Required work: Report how many lines of these entries hold the string "diagram"; reply with the number alone.
***** Material provided
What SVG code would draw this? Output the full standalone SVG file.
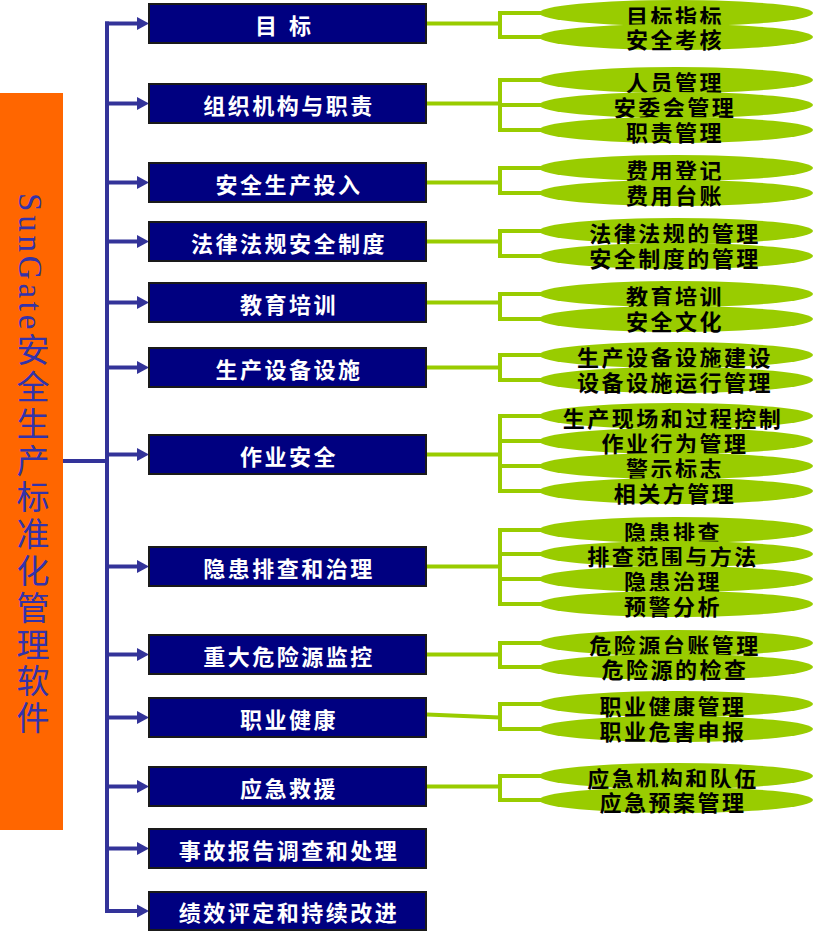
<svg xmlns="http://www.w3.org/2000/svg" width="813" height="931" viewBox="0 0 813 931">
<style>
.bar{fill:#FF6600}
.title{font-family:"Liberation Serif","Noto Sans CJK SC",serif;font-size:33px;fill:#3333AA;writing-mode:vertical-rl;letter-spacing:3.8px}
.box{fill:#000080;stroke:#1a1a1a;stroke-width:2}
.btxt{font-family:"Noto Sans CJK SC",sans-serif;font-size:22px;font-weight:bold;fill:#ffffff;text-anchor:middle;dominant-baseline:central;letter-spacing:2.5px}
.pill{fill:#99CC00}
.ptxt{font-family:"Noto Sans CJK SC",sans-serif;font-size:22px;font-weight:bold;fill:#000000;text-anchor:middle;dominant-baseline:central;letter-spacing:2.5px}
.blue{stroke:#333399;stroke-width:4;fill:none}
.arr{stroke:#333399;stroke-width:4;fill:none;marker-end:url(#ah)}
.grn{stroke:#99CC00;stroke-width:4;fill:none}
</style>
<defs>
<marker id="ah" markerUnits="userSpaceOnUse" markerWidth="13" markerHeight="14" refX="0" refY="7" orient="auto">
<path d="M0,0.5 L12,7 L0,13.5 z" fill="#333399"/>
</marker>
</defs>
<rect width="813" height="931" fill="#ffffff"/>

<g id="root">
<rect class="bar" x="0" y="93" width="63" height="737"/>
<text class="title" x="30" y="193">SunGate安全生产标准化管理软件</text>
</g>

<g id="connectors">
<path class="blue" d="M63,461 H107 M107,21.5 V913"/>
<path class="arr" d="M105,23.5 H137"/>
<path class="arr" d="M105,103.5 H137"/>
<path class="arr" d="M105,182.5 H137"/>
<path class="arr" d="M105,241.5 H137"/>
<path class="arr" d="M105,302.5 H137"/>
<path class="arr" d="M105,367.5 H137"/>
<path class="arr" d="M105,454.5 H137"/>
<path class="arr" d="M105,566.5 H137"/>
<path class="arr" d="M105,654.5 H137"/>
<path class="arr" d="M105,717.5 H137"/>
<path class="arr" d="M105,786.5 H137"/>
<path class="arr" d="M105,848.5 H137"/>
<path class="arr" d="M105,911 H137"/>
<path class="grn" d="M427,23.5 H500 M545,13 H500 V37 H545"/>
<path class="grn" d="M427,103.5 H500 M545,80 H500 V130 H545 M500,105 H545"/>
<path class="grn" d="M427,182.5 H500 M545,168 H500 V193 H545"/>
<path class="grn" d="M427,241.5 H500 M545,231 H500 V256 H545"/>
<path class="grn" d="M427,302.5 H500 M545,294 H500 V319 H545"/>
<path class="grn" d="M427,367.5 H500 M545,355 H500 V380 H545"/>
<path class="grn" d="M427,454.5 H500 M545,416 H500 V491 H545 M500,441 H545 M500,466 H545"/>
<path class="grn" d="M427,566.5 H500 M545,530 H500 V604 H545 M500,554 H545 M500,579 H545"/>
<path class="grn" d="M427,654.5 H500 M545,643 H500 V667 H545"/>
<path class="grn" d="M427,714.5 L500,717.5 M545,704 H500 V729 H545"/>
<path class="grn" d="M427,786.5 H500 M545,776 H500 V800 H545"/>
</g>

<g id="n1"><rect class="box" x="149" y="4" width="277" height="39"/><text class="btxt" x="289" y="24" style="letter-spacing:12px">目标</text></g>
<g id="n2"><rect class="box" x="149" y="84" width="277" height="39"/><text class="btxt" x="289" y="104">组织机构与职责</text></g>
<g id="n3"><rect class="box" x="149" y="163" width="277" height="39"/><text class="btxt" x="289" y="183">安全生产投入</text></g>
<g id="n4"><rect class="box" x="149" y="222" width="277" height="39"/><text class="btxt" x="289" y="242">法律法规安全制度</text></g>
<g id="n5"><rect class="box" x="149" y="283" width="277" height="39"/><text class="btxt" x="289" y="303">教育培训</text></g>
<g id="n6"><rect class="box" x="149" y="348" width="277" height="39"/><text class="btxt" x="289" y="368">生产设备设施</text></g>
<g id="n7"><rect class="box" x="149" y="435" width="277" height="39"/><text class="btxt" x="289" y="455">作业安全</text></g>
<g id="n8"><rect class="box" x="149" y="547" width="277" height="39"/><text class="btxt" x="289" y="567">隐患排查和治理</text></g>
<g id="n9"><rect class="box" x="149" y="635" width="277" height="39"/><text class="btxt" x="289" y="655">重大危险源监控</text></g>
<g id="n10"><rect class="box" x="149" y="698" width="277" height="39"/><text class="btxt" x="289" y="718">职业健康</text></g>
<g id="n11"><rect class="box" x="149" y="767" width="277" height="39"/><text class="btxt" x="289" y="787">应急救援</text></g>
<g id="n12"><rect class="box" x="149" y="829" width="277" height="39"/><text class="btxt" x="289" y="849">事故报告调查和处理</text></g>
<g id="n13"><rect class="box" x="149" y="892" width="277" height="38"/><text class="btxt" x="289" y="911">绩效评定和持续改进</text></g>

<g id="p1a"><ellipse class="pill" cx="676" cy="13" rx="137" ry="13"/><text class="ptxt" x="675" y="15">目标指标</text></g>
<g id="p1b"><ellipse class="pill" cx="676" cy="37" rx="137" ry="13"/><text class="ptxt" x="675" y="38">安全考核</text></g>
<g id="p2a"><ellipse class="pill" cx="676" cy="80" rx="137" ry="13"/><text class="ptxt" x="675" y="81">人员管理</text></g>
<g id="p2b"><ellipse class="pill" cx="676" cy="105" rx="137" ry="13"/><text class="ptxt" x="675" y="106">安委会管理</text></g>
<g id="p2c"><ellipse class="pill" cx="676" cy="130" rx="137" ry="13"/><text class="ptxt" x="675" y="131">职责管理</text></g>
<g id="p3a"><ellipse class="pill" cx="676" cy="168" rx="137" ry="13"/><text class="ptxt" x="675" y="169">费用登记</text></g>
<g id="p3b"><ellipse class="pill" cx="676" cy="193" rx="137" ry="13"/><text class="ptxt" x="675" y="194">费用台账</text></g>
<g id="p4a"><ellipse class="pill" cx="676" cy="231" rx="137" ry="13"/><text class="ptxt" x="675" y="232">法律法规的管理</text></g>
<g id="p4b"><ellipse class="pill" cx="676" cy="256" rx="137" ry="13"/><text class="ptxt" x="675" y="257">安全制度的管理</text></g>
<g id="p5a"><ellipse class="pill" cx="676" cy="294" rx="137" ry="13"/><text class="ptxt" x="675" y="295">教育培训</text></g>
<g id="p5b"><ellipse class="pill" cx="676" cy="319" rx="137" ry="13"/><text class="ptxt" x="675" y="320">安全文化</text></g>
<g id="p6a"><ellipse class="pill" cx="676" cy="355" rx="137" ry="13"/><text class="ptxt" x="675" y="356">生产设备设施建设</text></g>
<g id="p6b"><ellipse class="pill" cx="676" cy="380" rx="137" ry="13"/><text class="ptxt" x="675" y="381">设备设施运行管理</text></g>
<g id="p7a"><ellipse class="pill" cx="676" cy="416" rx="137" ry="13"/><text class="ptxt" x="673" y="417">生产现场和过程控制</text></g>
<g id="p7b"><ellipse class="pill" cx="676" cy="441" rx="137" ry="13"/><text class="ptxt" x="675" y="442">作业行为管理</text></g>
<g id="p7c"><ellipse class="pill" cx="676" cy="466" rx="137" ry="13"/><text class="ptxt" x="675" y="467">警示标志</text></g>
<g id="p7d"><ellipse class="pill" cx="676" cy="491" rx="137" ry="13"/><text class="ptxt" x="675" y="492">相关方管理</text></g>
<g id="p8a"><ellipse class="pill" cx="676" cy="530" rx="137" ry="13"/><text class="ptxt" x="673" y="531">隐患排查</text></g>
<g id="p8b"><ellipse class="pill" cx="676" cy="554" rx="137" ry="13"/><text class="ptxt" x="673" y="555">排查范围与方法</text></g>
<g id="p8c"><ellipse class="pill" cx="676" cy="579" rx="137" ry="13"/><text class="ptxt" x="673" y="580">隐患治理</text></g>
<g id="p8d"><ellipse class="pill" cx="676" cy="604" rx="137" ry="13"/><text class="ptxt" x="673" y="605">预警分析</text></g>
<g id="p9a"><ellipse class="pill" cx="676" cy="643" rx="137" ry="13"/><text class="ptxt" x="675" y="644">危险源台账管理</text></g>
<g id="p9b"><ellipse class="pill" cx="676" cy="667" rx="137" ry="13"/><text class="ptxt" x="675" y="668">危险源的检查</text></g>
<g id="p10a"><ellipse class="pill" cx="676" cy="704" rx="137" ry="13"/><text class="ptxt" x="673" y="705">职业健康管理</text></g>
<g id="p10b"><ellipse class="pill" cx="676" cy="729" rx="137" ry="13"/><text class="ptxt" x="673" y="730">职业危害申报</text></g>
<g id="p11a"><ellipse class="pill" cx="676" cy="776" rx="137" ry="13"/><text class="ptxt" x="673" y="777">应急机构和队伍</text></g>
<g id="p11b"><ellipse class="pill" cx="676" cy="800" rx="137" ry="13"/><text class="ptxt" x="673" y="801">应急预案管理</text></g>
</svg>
**********
***** Material provided
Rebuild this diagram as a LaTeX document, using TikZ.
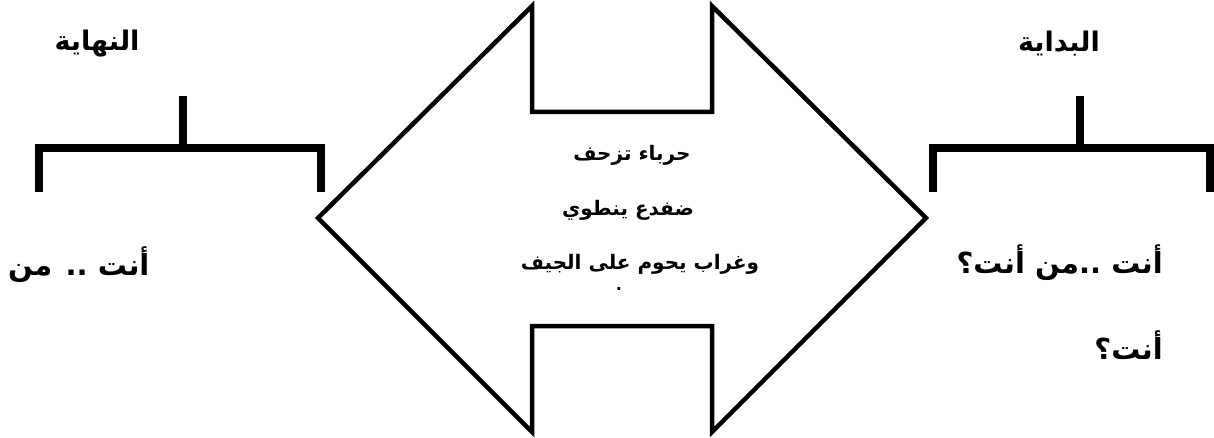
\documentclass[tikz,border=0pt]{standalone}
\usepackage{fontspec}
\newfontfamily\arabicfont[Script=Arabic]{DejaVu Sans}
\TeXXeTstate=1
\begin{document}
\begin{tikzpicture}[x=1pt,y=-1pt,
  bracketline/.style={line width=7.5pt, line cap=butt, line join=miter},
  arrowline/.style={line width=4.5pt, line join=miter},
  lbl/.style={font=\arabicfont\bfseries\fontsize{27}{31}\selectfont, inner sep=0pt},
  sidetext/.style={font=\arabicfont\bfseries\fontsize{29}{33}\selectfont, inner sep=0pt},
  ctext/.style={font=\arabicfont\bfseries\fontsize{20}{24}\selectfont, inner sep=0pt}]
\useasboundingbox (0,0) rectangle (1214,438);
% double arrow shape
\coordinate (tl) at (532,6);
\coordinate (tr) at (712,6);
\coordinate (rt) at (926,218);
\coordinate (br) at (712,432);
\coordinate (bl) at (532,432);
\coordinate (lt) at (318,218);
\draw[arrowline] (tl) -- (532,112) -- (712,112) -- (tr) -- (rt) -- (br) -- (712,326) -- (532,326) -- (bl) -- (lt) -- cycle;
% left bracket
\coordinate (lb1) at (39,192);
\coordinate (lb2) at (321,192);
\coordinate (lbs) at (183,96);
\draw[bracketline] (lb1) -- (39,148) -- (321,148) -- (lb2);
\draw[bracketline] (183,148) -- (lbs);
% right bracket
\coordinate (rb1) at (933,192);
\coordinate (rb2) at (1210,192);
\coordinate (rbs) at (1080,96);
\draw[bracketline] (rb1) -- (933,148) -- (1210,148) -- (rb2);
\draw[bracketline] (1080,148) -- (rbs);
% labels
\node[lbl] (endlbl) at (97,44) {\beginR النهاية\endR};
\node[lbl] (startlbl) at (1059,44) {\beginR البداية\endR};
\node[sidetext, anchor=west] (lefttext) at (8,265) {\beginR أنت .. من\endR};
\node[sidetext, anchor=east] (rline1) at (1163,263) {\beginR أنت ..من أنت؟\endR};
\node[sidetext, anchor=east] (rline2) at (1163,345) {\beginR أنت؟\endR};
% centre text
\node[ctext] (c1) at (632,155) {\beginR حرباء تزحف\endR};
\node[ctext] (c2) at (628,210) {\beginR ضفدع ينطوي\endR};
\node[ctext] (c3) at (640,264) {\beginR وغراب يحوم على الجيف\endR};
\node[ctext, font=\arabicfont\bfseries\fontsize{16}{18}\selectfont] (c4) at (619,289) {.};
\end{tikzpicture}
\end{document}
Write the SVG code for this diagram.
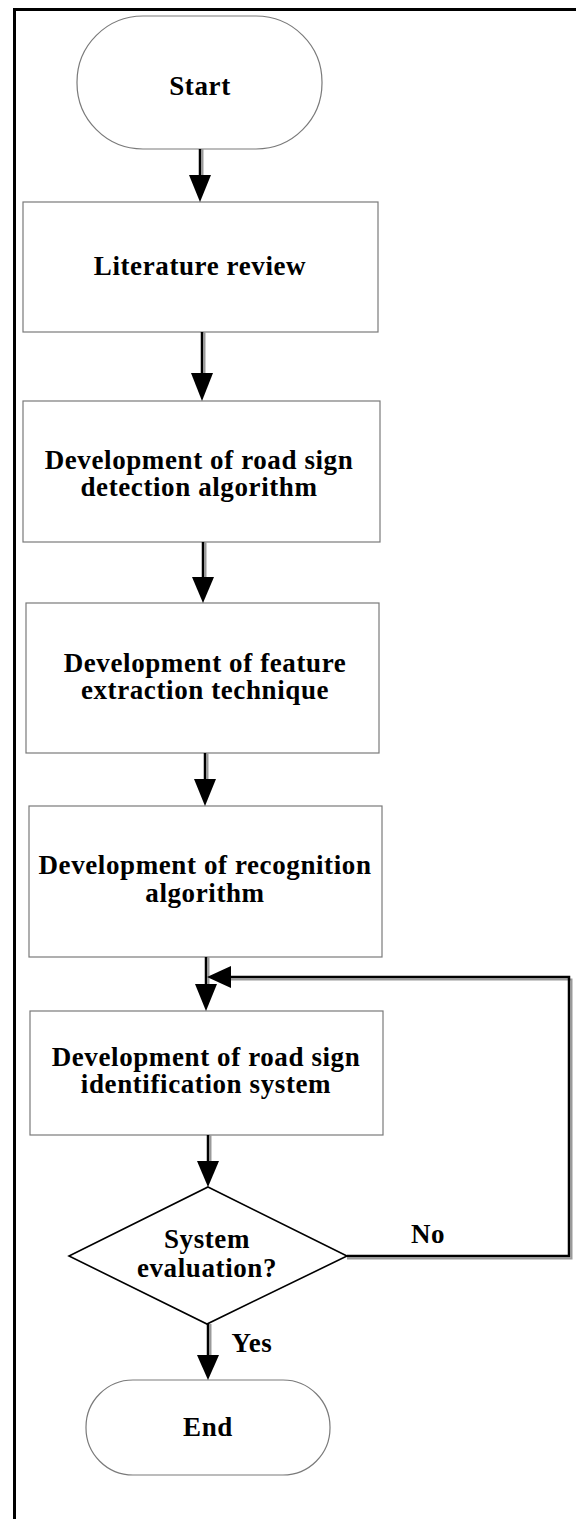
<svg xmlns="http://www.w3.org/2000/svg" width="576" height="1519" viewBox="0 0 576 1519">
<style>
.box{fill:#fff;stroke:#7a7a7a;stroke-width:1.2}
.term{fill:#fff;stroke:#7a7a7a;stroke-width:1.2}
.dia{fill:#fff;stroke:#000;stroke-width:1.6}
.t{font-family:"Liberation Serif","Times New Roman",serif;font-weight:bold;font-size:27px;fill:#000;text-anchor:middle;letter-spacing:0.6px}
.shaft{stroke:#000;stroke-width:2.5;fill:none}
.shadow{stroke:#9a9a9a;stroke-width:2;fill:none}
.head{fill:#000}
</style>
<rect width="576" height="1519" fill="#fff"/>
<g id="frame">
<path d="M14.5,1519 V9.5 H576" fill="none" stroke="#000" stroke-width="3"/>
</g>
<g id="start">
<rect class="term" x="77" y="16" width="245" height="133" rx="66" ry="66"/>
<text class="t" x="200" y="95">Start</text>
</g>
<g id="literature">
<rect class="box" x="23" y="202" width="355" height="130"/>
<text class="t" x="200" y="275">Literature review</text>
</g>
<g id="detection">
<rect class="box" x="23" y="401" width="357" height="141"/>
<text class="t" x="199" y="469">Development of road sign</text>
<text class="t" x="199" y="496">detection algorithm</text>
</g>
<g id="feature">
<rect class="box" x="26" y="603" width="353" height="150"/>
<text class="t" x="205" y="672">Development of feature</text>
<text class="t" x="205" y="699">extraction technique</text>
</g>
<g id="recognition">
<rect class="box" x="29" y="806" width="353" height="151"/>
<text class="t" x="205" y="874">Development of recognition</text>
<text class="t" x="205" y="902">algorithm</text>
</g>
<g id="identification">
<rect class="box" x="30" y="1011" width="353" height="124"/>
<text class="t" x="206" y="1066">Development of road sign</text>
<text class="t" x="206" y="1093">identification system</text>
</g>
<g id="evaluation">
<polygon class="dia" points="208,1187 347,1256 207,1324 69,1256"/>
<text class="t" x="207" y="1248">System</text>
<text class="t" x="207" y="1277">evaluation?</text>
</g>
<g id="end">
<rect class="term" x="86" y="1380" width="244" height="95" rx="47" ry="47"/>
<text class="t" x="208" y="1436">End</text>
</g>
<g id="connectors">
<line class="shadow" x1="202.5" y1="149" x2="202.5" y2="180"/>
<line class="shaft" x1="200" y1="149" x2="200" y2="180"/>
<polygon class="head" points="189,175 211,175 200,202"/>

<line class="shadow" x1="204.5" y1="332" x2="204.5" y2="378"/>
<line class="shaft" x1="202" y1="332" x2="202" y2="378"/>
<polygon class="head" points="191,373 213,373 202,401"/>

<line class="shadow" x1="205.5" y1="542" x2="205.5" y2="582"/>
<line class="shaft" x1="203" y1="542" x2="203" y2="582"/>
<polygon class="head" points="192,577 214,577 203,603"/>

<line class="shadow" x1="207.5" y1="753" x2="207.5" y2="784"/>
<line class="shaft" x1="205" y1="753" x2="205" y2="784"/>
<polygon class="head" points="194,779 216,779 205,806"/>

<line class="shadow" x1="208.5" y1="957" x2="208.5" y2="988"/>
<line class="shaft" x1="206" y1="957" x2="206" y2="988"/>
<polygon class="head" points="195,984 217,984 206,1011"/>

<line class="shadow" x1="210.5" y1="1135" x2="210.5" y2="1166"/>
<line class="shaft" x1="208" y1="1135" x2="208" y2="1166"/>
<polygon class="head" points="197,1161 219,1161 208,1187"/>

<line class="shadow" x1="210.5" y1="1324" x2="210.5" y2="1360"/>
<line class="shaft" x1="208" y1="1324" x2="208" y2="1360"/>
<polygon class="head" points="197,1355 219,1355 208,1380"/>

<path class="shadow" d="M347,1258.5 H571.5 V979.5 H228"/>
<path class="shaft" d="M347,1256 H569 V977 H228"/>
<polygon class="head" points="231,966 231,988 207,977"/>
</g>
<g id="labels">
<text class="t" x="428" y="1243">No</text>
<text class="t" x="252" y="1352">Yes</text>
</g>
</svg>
**********
Result of this task: 2